Meetings scheduled for pipeline plan
Route through northern Utah has created concerns
The Federal Energy Regulatory Commission will hold two meetings in northern Utah this month regarding the 680-mile Ruby Pipeline, and residents who live in the proposed path of the natural-gas pipeline will have their chance to speak out on the controversial project.
The first meeting is scheduled for Oct. 15 at 6:30 p.m. at the Hyrum Civic Center. The second open house is slated for Oct. 16 at the Brigham City Senior Center at 7 p.m.
The commission plans to prepare an environmental impact statement on the pipeline that El Paso Corp. wants to build. The pipeline would run for 677 miles through Wyoming, Utah, Nevada and Oregon.

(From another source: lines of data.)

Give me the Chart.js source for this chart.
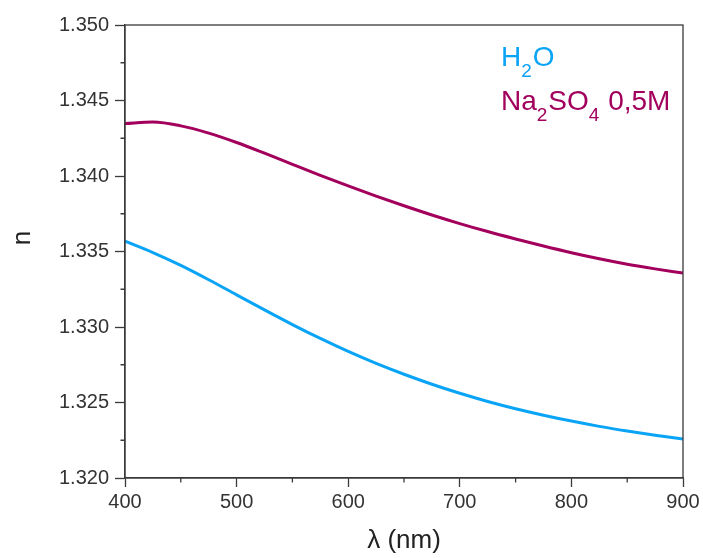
<!DOCTYPE html>
<html>
<head>
<meta charset="utf-8">
<script src="https://cdn.jsdelivr.net/npm/chart.js@4.4.1/dist/chart.umd.min.js"></script>
<style>
  html, body { margin: 0; padding: 0; background: #fff; }
  #wrap { width: 703px; height: 558px; position: relative; }
</style>
</head>
<body>
<div id="wrap"><canvas id="c" width="703" height="558"></canvas></div>
<script>
// Wavelength (nm)
const wavelengths = [400, 425, 450, 475, 500, 525, 550, 575, 600, 625, 650, 675, 700, 725, 750, 775, 800, 825, 850, 875, 900];
// Refractive index, water
const h2o = [1.33568, 1.33493, 1.33408, 1.33313, 1.33213, 1.33113, 1.33016, 1.32924, 1.32838, 1.32759, 1.32687, 1.32621, 1.32561, 1.32507, 1.32459, 1.32416, 1.32377, 1.32342, 1.32311, 1.32283, 1.32258];
// Refractive index, Na2SO4 0.5 M
const na2so4 = [1.34347, 1.34357, 1.34332, 1.34284, 1.34222, 1.34151, 1.34077, 1.34004, 1.33934, 1.33867, 1.33803, 1.33742, 1.33685, 1.33632, 1.33583, 1.33536, 1.33492, 1.33452, 1.33416, 1.33385, 1.33357];
// Axis ticks
const xMajorTicks = [400, 500, 600, 700, 800, 900];
const xMinorTicks = [450, 550, 650, 750, 850];
const yMajorTicks = [1.320, 1.325, 1.330, 1.335, 1.340, 1.345, 1.350];
const yMinorTicks = [1.3225, 1.3275, 1.3325, 1.3375, 1.3425, 1.3475];
const xTitle = 'λ (nm)';
const yTitle = 'n';

const AXIS = '#3a3a3a';
const BLUE = '#0aa4f6';
const PURPLE = '#a2005c';
const FONT = '"Liberation Sans", Arial, sans-serif';

const framePlugin = {
  id: 'frame',
  afterDraw(chart) {
    const {ctx, chartArea: a, scales} = chart;
    ctx.save();
    ctx.strokeStyle = AXIS;
    ctx.lineWidth = 1.3;
    ctx.strokeRect(a.left, a.top, a.right - a.left, a.bottom - a.top);
    // minor ticks
    ctx.beginPath();
    xMinorTicks.forEach(v => {
      const px = scales.x.getPixelForValue(v);
      ctx.moveTo(px, a.bottom); ctx.lineTo(px, a.bottom + 4.5);
    });
    yMinorTicks.forEach(v => {
      const py = scales.y.getPixelForValue(v);
      ctx.moveTo(a.left, py); ctx.lineTo(a.left - 4.5, py);
    });
    ctx.stroke();
    // y axis title
    ctx.save();
    ctx.translate(23, a.top + (a.bottom - a.top) * 0.47);
    ctx.rotate(-Math.PI / 2);
    ctx.fillStyle = '#222';
    ctx.font = '26px ' + FONT;
    ctx.textAlign = 'center';
    ctx.textBaseline = 'middle';
    ctx.fillText(yTitle, 0, 0);
    ctx.restore();
    // legend text with subscripts
    const drawParts = (parts, x, y, color) => {
      ctx.fillStyle = color;
      ctx.textBaseline = 'alphabetic';
      ctx.textAlign = 'left';
      parts.forEach(p => {
        ctx.font = (p.sub ? '19px ' : '28px ') + FONT;
        ctx.fillText(p.t, x, y + (p.sub ? 11 : 0));
        x += ctx.measureText(p.t).width + (p.sub ? 1 : 0);
      });
    };
    drawParts([{t: 'H'}, {t: '2', sub: true}, {t: 'O'}], 501, 66, BLUE);
    drawParts([{t: 'Na'}, {t: '2', sub: true}, {t: 'SO'}, {t: '4', sub: true}, {t: ' 0,5M'}], 501, 110, PURPLE);
    ctx.restore();
  }
};

new Chart(document.getElementById('c'), {
  type: 'line',
  data: {
    datasets: [
      { label: 'H2O', data: wavelengths.map((w, i) => ({x: w, y: h2o[i]})),
        borderColor: BLUE, borderWidth: 3, pointRadius: 0, cubicInterpolationMode: 'monotone', fill: false },
      { label: 'Na2SO4 0,5M', data: wavelengths.map((w, i) => ({x: w, y: na2so4[i]})),
        borderColor: PURPLE, borderWidth: 3, pointRadius: 0, cubicInterpolationMode: 'monotone', fill: false }
    ]
  },
  options: {
    responsive: false,
    animation: false,
    devicePixelRatio: 1,
    layout: { padding: { left: 0, right: 20, top: 25, bottom: 0 } },
    plugins: { legend: { display: false }, tooltip: { enabled: false } },
    scales: {
      x: {
        type: 'linear', min: 400, max: 900,
        afterBuildTicks: s => { s.ticks = xMajorTicks.map(v => ({value: v})); },
        afterFit: s => { s.height = 80; },
        grid: { drawOnChartArea: false, tickLength: 9, color: AXIS, tickWidth: 1.3 },
        border: { color: AXIS, width: 1.3 },
        ticks: { color: '#333', font: { family: FONT, size: 20 }, padding: 3, maxRotation: 0,
                 callback: v => String(v) },
        title: { display: true, text: xTitle, color: '#222', font: { family: FONT, size: 26 }, padding: { top: 0, bottom: 2 } }
      },
      y: {
        type: 'linear', min: 1.320, max: 1.350,
        afterBuildTicks: s => { s.ticks = yMajorTicks.map(v => ({value: v})); },
        afterFit: s => { s.width = 125; },
        grid: { drawOnChartArea: false, tickLength: 10, color: AXIS, tickWidth: 1.3 },
        border: { color: AXIS, width: 1.3 },
        ticks: { color: '#333', font: { family: FONT, size: 20 }, padding: 6,
                 callback: v => v.toFixed(3) },
        title: { display: false }
      }
    }
  },
  plugins: [framePlugin]
});
</script>
</body>
</html>
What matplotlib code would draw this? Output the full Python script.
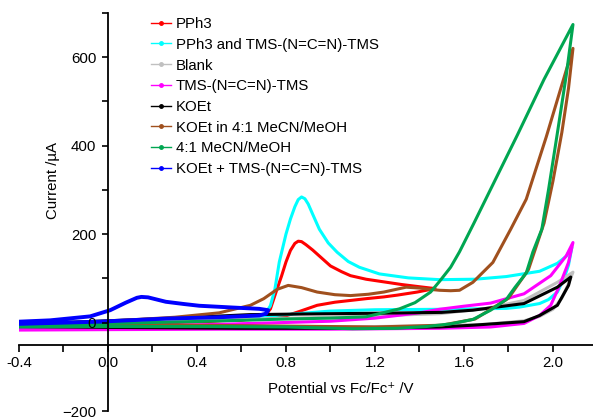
import numpy as np
import matplotlib
matplotlib.use("Agg")
import matplotlib.pyplot as plt
from matplotlib.lines import Line2D

plt.rcParams['font.family'] = ['Liberation Sans', 'DejaVu Sans']

# --- data (potential in V, current in uA), each a closed scan
pph3_x = [-0.4, 0.0, 0.4, 0.6, 0.68, 0.71, 0.73, 0.76, 0.78, 0.80, 0.82, 0.84, 0.855, 0.87, 0.89, 0.92, 0.96, 1.0,
          1.05, 1.09, 1.16, 1.24, 1.32, 1.40, 1.45, 1.47,
          1.45, 1.39, 1.30, 1.24, 1.16, 1.09, 1.02, 0.94, 0.90, 0.86, 0.83, 0.78, 0.7, 0.4, 0.0, -0.4]
pph3_y = [-6, -2, 3, 6, 10, 18, 31, 76, 105, 137, 163, 179, 184, 183, 176, 164, 146, 128,
          115, 106, 98, 92, 86, 81, 78, 77,
          75, 69, 62, 58, 54, 50, 46, 39, 32, 25, 20, 12, 8, 2, -4, -8]

pph3_tms_x = [-0.4, 0.0, 0.4, 0.6, 0.70, 0.73, 0.75, 0.77, 0.80, 0.82, 0.84, 0.855, 0.87, 0.885, 0.90, 0.92, 0.95,
              0.99, 1.03, 1.08, 1.13, 1.22, 1.35, 1.49, 1.65, 1.79, 1.94, 2.02, 2.06, 2.085,
              2.07, 2.05, 2.02, 1.98, 1.94, 1.85, 1.79, 1.5, 1.2, 1.0, 0.9, 0.8, 0.6, 0.3, 0.0, -0.4]
pph3_tms_y = [-5, 0, 5, 9, 15, 38, 75, 137, 200, 234, 262, 278, 284, 280, 268, 245, 211,
              180, 159, 138, 125, 110, 101, 97, 98, 104, 116, 134, 150, 170,
              130, 100, 69, 52, 43, 35, 32, 30, 29, 26, 22, 18, 10, 3, -3, -8]

blank_x = [-0.4, 0.0, 0.5, 1.0, 1.49, 1.7, 1.87, 2.02, 2.09,
           2.07, 2.04, 2.0, 1.94, 1.87, 1.7, 1.4, 1.0, 0.5, 0.0, -0.4]
blank_y = [-4, 0, 6, 12, 20, 32, 50, 91, 114,
           88, 55, 30, 14, 4, -4, -8, -10, -11, -11, -12]

tms_x = [-0.4, 0.0, 0.5, 1.0, 1.2, 1.4, 1.49, 1.6, 1.72, 1.87, 1.99, 2.06, 2.09,
         2.07, 2.03, 1.99, 1.94, 1.87, 1.72, 1.49, 1.0, 0.5, 0.0, -0.4]
tms_y = [-13, -9, -4, 3, 10, 22, 30, 37, 44, 65, 106, 151, 181,
         136, 84, 39, 16, -2, -10, -13, -15, -15, -16, -17]

koet_x = [-0.4, -0.1, 0.3, 0.64, 1.0, 1.2, 1.5, 1.64, 1.87, 2.02, 2.08,
          2.07, 2.02, 1.94, 1.87, 1.64, 1.49, 1.1, 0.6, 0.0, -0.4]
koet_y = [-3, 2, 10, 18, 20, 21, 23, 28, 43, 80, 103,
          84, 39, 16, 2, -6, -10, -13, -13, -11, -9]

koet_mix_x = [-0.4, 0.0, 0.3, 0.5, 0.64, 0.70, 0.76, 0.81, 0.87, 0.94, 1.02, 1.09, 1.17, 1.24, 1.34,
              1.40, 1.45, 1.49, 1.54, 1.58, 1.64, 1.73, 1.81, 1.88, 1.97, 2.06, 2.09,
              2.07, 2.04, 2.0, 1.96, 1.92, 1.89, 1.80, 1.65, 1.5, 1.2, 0.8, 0.4, 0.0, -0.4]
koet_mix_y = [-5, 3, 12, 22, 39, 54, 75, 84, 79, 69, 63, 61, 64, 69, 80,
              78, 75, 73, 72, 73, 91, 136, 211, 279, 420, 571, 620,
              530, 430, 320, 225, 165, 120, 55, 8, -6, -10, -8, -6, -5, -6]

mix_x = [-0.4, 0.0, 0.45, 0.8, 1.0, 1.16, 1.31, 1.38, 1.45, 1.49, 1.54, 1.58, 1.62, 1.645, 1.74, 1.84, 1.96, 2.09,
         2.06, 2.02, 1.98, 1.95, 1.91, 1.88, 1.83, 1.79, 1.72, 1.64, 1.54, 1.43, 1.3, 1.1, 0.8, 0.45, 0.0, -0.4]
mix_y = [-8, -2, 3, 8, 10, 13, 31, 45, 69, 93, 125, 160, 200, 225, 322, 424, 550, 674,
         560, 429, 300, 211, 160, 112, 80, 52, 28, 7, -3, -9, -13, -14, -10, -9, -9, -10]

koet_tms_x = [-0.4, -0.26, -0.08, 0.01, 0.08, 0.13, 0.15, 0.18, 0.22, 0.26, 0.34, 0.41, 0.56, 0.68, 0.72,
              0.71, 0.68, 0.5, 0.26, -0.04, -0.4]
koet_tms_y = [2, 5, 14, 28, 45, 56, 58, 57, 52, 47, 42, 38, 34, 31, 28,
              20, 16, 12, 9, 2, -3]

labels = ["PPh3", "PPh3 and TMS-(N=C=N)-TMS", "Blank", "TMS-(N=C=N)-TMS", "KOEt",
          "KOEt in 4:1 MeCN/MeOH", "4:1 MeCN/MeOH", "KOEt + TMS-(N=C=N)-TMS"]
colors = ["#FF0000", "#00FFFF", "#C0C0C0", "#FF00FF", "#000000", "#A0501E", "#00A651", "#0000FF"]

series = [(pph3_x, pph3_y), (pph3_tms_x, pph3_tms_y), (blank_x, blank_y), (tms_x, tms_y),
          (koet_x, koet_y), (koet_mix_x, koet_mix_y), (mix_x, mix_y), (koet_tms_x, koet_tms_y)]

fig = plt.figure(figsize=(5.93, 4.19), dpi=100)
ax = fig.add_axes([19/593, 8/419, 574/593, 398/419])
ax.set_axisbelow(False)  # tick labels ("0") sit on top of the curves

for (xs, ys), c in zip(series, colors):
    lw = 2.8 if c == "#0000FF" else 2.2
    ax.plot(xs, ys, color=c, lw=lw, solid_joinstyle="round", solid_capstyle="round")

ax.set_xlim(-0.4, 2.18)
ax.set_ylim(-200, 700)

# axes cross like in the spreadsheet: y axis at 0 V, x axis at -50 uA
ax.spines['left'].set_position(('data', 0))
ax.spines['bottom'].set_position(('data', -50))
ax.spines['top'].set_visible(False)
ax.spines['right'].set_visible(False)
for s in ['left', 'bottom']:
    ax.spines[s].set_linewidth(1.3)

ax.set_xticks(np.arange(-0.4, 2.01, 0.4))
ax.set_xticklabels(["%.1f" % v for v in np.arange(-0.4, 2.01, 0.4)])
ax.set_xticks(np.arange(-0.2, 2.19, 0.4), minor=True)
ax.set_yticks([-200, 0, 200, 400, 600])
ax.set_yticks([100, 300, 500, 700], minor=True)

ax.tick_params(axis='both', which='both', direction='out', width=1.2, labelsize=10.8, colors='black')
ax.tick_params(axis='x', which='both', length=5, pad=3)
ax.tick_params(axis='y', which='both', length=4, pad=4.5)

fig.text(53/593, 1 - 180/419, "Current /\u00b5A", rotation=90, ha='center', va='center', fontsize=10.8)
fig.text(341/593, 1 - 389/419, "Potential vs Fc/Fc\u207a /V", ha='center', va='center', fontsize=10.8)

handles = [Line2D([], [], color=c, lw=1.0, marker='o', markersize=2.5) for c in colors]
ax.legend(handles, labels, loc='upper left', bbox_to_anchor=(151/593, 1 - 17/419),
          bbox_transform=fig.transFigure, frameon=False, fontsize=10.8,
          handlelength=1.35, handletextpad=0.3, labelspacing=0.45, borderpad=0, borderaxespad=0)

fig.savefig("out.png", dpi=100)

The project also would involve building four new compressor stations and related facilities.
Houston-based El Paso Corp. has said the pipeline would begin in Opal, Wyo., and travel through Utah's Rich, Cache and Box Elder counties and across Nevada before ending in Malin, Ore., near California's northern border. The pipeline would transport natural gas to local utilities that provide service to individual homes, small and large businesses and electric generating plants in California, Nevada and Oregon.
The $2 billion pipeline would transport 1.2 billion cubic feet of natural gas per day and could be expanded to 2 billion cubic feet, according to El Paso spokesman Richard Wheatley.
The proposed route for the pipeline drew criticism at an April open house in Logan. Some local ranchers said they worried that the pipeline would damage their land. They also expressed concerns that they would not be fairly compensated for their property and any damage.
Dan Gredvig, El Paso's land and right-of-way supervisor, said the company understood those concerns and would work diligently to address them in a manner that would benefit the approximately 200 landowners who would be affected.
The Cache County Council in April voted unanimously to oppose the project. Wheatley said El Paso has no intention of "pushing anything down anyone's throat" and would try to address any concerns that landowners and stakeholders may have.
Pending approval by the commission, construction on the pipeline would begin in the first quarter of 2010, with completion expected a year later, Gredvig said.